2.3 Tools of interpretation: Referring to principles set forth by  the European Court of Human Rights

To support its use of the proportionality test in determining whether the Environmental Protection Agency’s decision not to renew the Permit effected an expropriation, the TecmedTribunal relied entirely on four different decisions of the European Court of Human Rights (paras. 122–123). This approach signals that tribunals can look to and rely upon other fields of law, such as human rights, labour law and environmental law, when relevant to interpreting parties’ rights and obligations under international investment agreements.


Notes

[1] For purposes of simplicity, this summary uses the term “Tecmed” to refer to Tecmed as well as to its corporate affiliates, such as its corporate parent (the claimant in this action) and its subsidiary, Cytrar, which held Tecmed’s rights and obligations under the Landfill sale and which ran the Landfill operations (para. 35).

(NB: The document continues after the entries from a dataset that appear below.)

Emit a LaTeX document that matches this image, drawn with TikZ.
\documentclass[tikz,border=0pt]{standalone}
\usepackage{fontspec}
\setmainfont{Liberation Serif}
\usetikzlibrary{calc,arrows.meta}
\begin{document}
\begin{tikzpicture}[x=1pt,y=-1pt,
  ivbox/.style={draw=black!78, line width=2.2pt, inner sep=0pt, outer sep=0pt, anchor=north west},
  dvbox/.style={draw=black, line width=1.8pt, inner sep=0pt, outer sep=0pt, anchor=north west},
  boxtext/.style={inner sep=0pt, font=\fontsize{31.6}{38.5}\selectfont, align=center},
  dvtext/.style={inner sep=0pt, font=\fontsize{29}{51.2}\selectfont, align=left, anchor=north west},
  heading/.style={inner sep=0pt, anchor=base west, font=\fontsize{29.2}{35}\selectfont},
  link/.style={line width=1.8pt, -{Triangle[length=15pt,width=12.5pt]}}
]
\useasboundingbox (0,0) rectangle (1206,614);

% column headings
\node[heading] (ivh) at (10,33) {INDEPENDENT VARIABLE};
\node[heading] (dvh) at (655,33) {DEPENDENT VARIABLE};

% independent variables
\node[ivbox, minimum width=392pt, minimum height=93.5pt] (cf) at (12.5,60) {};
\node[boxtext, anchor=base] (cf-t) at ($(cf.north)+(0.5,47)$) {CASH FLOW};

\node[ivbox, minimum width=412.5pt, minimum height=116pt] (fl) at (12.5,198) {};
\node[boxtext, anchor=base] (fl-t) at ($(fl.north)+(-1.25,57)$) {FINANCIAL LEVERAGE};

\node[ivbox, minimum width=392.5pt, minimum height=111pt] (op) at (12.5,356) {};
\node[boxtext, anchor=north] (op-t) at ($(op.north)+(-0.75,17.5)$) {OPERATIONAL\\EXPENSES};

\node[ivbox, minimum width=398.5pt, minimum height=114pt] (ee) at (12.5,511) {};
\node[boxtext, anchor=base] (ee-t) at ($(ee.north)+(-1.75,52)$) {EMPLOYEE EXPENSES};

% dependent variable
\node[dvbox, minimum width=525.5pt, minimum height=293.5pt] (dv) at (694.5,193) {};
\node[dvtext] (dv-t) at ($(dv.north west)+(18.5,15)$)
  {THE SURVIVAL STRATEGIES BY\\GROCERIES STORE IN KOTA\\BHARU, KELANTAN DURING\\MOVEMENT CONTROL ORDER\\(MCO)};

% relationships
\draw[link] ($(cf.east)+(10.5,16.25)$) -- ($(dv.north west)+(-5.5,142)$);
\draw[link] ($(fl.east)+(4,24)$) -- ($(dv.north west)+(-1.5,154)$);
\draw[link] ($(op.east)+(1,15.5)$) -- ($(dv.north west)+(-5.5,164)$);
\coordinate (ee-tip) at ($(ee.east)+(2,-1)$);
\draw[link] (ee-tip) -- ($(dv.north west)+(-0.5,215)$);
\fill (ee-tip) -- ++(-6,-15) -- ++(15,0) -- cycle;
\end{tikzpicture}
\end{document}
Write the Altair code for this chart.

[2] See A. K. Hoffman (2008),“Indirect expropriation,” in Reinisch (Ed.), Standards of Investment Protection.

[3] See, e.g., Biloune v. Ghana, Award, 27 October 1989, 95 ILR 183, 209 (1989).

[4] See, e.g., UNCTAD (2006), “Latest developments in investor–state dispute settlement,” 9, IIA Monitor No. 4 (2006), noting that “several recent decisions have upheld and reinforced a broad acceptance of the FET standard in line with the often-cited Tecmed award in 2003.”